Which lines hold the word "React"? Show each of them.

DATASET EXTRACT:
╔══
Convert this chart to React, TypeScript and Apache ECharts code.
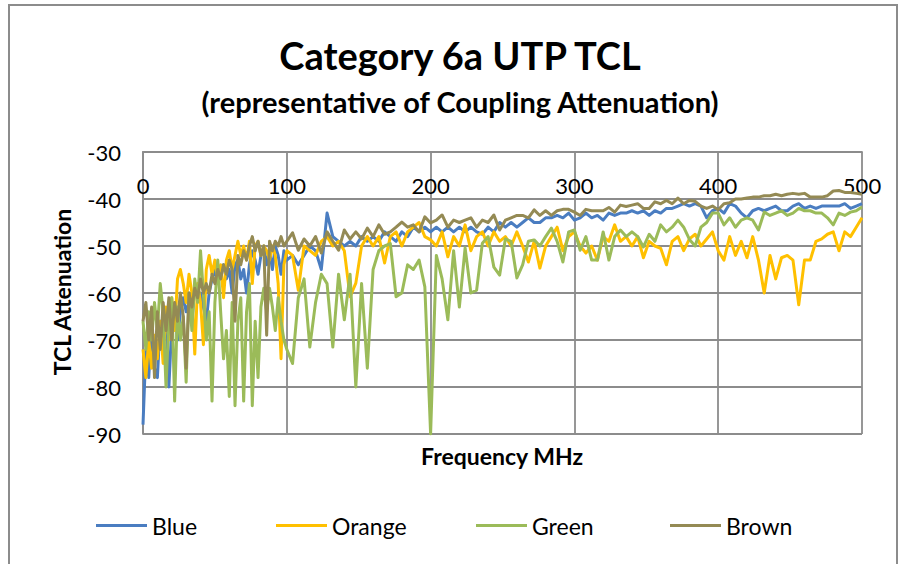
import React, { useEffect, useRef } from "react";
import * as echarts from "echarts";

// Frequency (MHz) sample points
const freq = [
  0, 2, 4, 6, 8, 10, 12, 14, 16, 18,
  20, 22, 24, 26, 28, 30, 32, 34, 36, 38,
  40, 42, 44, 46, 48, 50, 52, 54, 56, 58,
  60, 62, 64, 66, 68, 70, 72, 74, 76, 78,
  80, 82, 84, 86, 88, 90, 92, 94, 96, 98,
  100,
  104, 108, 112, 116, 120, 124, 128, 132, 136, 140,
  144, 148, 152, 156, 160, 164, 168, 172, 176, 180,
  184, 188, 192, 196, 200, 204, 208, 212, 216, 220,
  224, 228, 232, 236, 240, 244, 248, 252, 256, 260,
  264, 268, 272, 276, 280, 284, 288, 292, 296, 300,
  304, 308, 312, 316, 320, 324, 328, 332, 336, 340,
  344, 348, 352, 356, 360, 364, 368, 372, 376, 380,
  384, 388, 392, 396, 400, 404, 408, 412, 416, 420,
  424, 428, 432, 436, 440, 444, 448, 452, 456, 460,
  464, 468, 472, 476, 480, 484, 488, 492, 496, 500,
];

const blue = [
  -88, -72, -78, -67, -76, -78, -66, -71, -64, -80,
  -67, -63, -70, -64, -61, -64, -62, -66, -59, -61,
  -60, -63, -66, -60, -57, -55, -58, -56, -54, -57,
  -55, -60, -54, -53, -57, -55, -60, -54, -51, -53,
  -56, -52, -50, -54, -51, -55, -50, -52, -56, -51,
  -53,
  -52, -54, -52, -50, -51, -55, -43, -48, -49, -50,
  -49, -50, -48, -49, -48, -49, -47, -48, -49, -47,
  -48, -46, -47, -46, -47, -46, -47, -46, -47, -46,
  -47, -46, -47, -47.5, -46, -47, -45, -46, -45, -46,
  -45, -44, -45, -45, -44, -44, -43.5, -44, -43, -44.5,
  -44, -43, -44, -43.5, -44.5, -43, -43.5, -43, -43, -42.5,
  -43, -42.5, -43.5, -42.5, -43, -42, -42, -41.5, -41, -41.5,
  -41, -41.5, -44, -42.5, -42, -43, -41, -41.5, -43, -44,
  -42.5, -42, -42.5, -42, -41.5, -42.5, -42.5, -41.5, -41, -42,
  -41.5, -42, -41.5, -41.5, -41.5, -41.5, -41, -42, -41.5, -41,
];

const orange = [
  -72, -78, -70, -76, -69, -74, -66, -75, -63, -70,
  -61, -68, -57, -55, -58, -62, -56, -60, -73, -58,
  -62, -71, -55, -52, -56, -53, -57, -54, -61, -53,
  -51, -55, -52, -49, -52, -50, -53, -49, -58, -50,
  -49, -52, -50, -51, -53, -50, -52, -58, -74, -54,
  -51,
  -52, -59.4, -50, -51, -52, -49, -48, -50, -49, -51,
  -60.8, -57.9, -50, -48, -50, -48, -53.6, -48, -47, -50,
  -47, -46, -45, -48, -48.7, -50, -47, -52.3, -48, -50,
  -45.5, -51, -48, -47, -50, -47, -49, -48, -50, -47,
  -50, -53.4, -49, -54.7, -50, -48, -46, -51, -48, -47,
  -50, -51.5, -50, -53, -48, -49, -45.5, -49, -48, -50,
  -48, -52.5, -49, -50, -50.5, -54, -49, -48, -51, -48.5,
  -47.5, -50, -48.5, -47, -51, -53, -48, -52, -49, -52.5,
  -48, -53, -60, -52, -57, -52.5, -52, -53, -62.5, -53,
  -53, -49, -48.5, -47.5, -47, -51, -47, -48, -46, -44,
];

const green = [
  -66, -72, -64, -70, -62, -68, -58, -64, -80, -66,
  -61, -83, -63, -70, -65, -79, -60, -68, -57, -62,
  -51, -60, -70, -64, -83, -62, -53, -64, -74, -68,
  -82, -62, -84, -66, -61, -83, -64, -58, -84, -66,
  -78, -63, -59, -64, -59, -63, -68, -61, -66, -70,
  -72,
  -75, -61, -57, -71.5, -62, -56, -58, -71.5, -56, -65.7,
  -56, -80, -58, -76, -55, -51, -50, -49.5, -60.8, -60,
  -54, -55, -53, -58.7, -90, -52, -57, -65.7, -51, -63,
  -50.4, -60, -59.4, -49.4, -48, -54.5, -56.2, -48.5, -49, -56.8,
  -54, -49, -48.7, -50, -48, -46.2, -49, -53.4, -47, -46.6,
  -50.9, -48, -53, -53, -47, -53, -48, -46.6, -48, -47,
  -48, -50.2, -47.5, -49, -45.5, -47, -46, -44.5, -46, -48.6,
  -50, -46, -45, -43, -43, -45.5, -44, -46, -44.5, -44,
  -44.5, -46.6, -42.8, -43.5, -43, -42.5, -43.5, -43, -42, -42.5,
  -42.5, -43, -43, -44, -45.5, -43, -43.5, -42.8, -42.5, -41.7,
];

const brown = [
  -66, -62, -70, -63, -78, -64, -72, -62, -68, -61,
  -70, -62, -66, -60, -65, -76, -60, -63, -59, -61,
  -57, -60, -58, -60, -56, -58, -55, -57, -54, -56,
  -53, -55, -66, -52, -54, -51, -53, -50, -48, -51,
  -49, -52, -50, -69, -49, -51, -49, -50, -48, -50,
  -49,
  -47.2, -50.9, -48.5, -50, -48, -51.5, -47, -49, -50.9, -46.6,
  -48.5, -47, -48.5, -46.2, -48, -45.5, -47.5, -47, -46, -44.9,
  -46, -45.5, -47, -43.8, -45.1, -44.5, -43.4, -46, -44.5, -45,
  -44.5, -44, -46, -44.5, -45, -43.4, -46.6, -44.5, -44, -43.5,
  -43.5, -44, -42.3, -43.5, -42.5, -43.5, -42.5, -42.2, -42.2, -42.8,
  -43.5, -42.2, -42.5, -42.5, -42.5, -41.8, -42.8, -41.3, -41.6, -41.3,
  -41, -42, -42, -40.6, -41, -40.3, -41, -39.8, -41, -40.3,
  -40.5, -41.5, -42, -41.5, -42.3, -41, -40.8, -40, -40, -39.8,
  -39.6, -39.6, -39.3, -39.3, -39, -39.3, -39, -38.8, -39, -38.8,
  -39.6, -39.6, -39.6, -39.3, -38.3, -38.2, -38.6, -38.6, -38.8, -39,
];

const seriesNames = ["Blue", "Orange", "Green", "Brown"];
const seriesColors = ["#4A7DC1", "#FFC000", "#9BBB59", "#948A54"];
const seriesValues = [blue, orange, green, brown];
const legendLefts = [96, 276, 476, 670];

const titleText = "Category 6a UTP TCL";
const subtitleText = "(representative of Coupling Attenuation)";
const xAxisTitle = "Frequency MHz";
const yAxisTitle = "TCL Attenuation";

export default function App() {
  const ref = useRef<HTMLDivElement>(null);

  useEffect(() => {
    document.body.style.margin = "0";
    const chart = echarts.init(ref.current!, null, { renderer: "svg" });
    const font = "Lato, 'Noto Sans', sans-serif";
    const gridColor = "#8c8c8c";

    const series = seriesNames.map((name, k) => ({
      name,
      type: "line",
      data: freq.map((f, i) => [f, seriesValues[k][i]]),
      showSymbol: false,
      symbol: "none",
      lineStyle: { color: seriesColors[k], width: 3, join: "round" },
      itemStyle: { color: seriesColors[k] },
      emphasis: { disabled: true },
    }));

    const legends = seriesNames.map((name, k) => ({
      data: [name],
      left: legendLefts[k],
      top: 514,
      padding: 0,
      icon: "rect",
      itemWidth: 51,
      itemHeight: 3,
      selectedMode: false,
      textStyle: { color: "#000", fontSize: 23, fontFamily: font },
    }));

    chart.setOption({
      animation: false,
      backgroundColor: "#ffffff",
      grid: { left: 143, top: 152, width: 719, height: 282, containLabel: false },
      xAxis: {
        type: "value",
        min: 0,
        max: 500,
        interval: 100,
        position: "top",
        axisLine: { show: true, onZero: false, lineStyle: { color: gridColor, width: 1.8 } },
        axisTick: { show: false },
        axisLabel: { inside: true, margin: 22, color: "#000", fontSize: 22, fontFamily: font },
        splitLine: { show: true, lineStyle: { color: gridColor, width: 1.8 } },
      },
      yAxis: {
        type: "value",
        min: -90,
        max: -30,
        interval: 10,
        axisLine: { show: true, onZero: false, lineStyle: { color: gridColor, width: 1.8 } },
        axisTick: { show: false },
        axisLabel: { margin: 22, color: "#000", fontSize: 22, fontFamily: font },
        splitLine: { show: true, lineStyle: { color: gridColor, width: 1.8 } },
      },
      legend: legends,
      series,
      graphic: [
        {
          type: "rect",
          silent: true,
          z: -10,
          shape: { x: 9, y: 5, width: 888, height: 620 },
          style: { fill: "none", stroke: "#8c8c8c", lineWidth: 2 },
        },
        {
          type: "text",
          x: 460,
          y: 55,
          style: {
            text: titleText,
            fill: "#000",
            fontSize: 38,
            fontWeight: "bold",
            fontFamily: font,
            textAlign: "center",
            textVerticalAlign: "middle",
            align: "center",
            verticalAlign: "middle",
          },
        },
        {
          type: "text",
          x: 460,
          y: 101,
          style: {
            text: subtitleText,
            fill: "#000",
            fontSize: 29,
            fontWeight: "bold",
            fontFamily: font,
            textAlign: "center",
            textVerticalAlign: "middle",
            align: "center",
            verticalAlign: "middle",
          },
        },
        {
          type: "text",
          x: 502,
          y: 456,
          style: {
            text: xAxisTitle,
            fill: "#000",
            fontSize: 23,
            fontWeight: "bold",
            fontFamily: font,
            textAlign: "center",
            textVerticalAlign: "middle",
            align: "center",
            verticalAlign: "middle",
          },
        },
        {
          type: "text",
          x: 62,
          y: 292,
          rotation: Math.PI / 2,
          style: {
            text: yAxisTitle,
            fill: "#000",
            fontSize: 23,
            fontWeight: "bold",
            fontFamily: font,
            textAlign: "center",
            textVerticalAlign: "middle",
            align: "center",
            verticalAlign: "middle",
          },
        },
      ],
    });

    return () => chart.dispose();
  }, []);

  return (
    <div
      ref={ref}
      style={{ position: "absolute", left: 0, top: 0, width: 909, height: 564 }}
    />
  );
}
╚══
FINAL ANSWER:
Convert this chart to React, TypeScript and Apache ECharts code.
import React, { useEffect, useRef } from "react";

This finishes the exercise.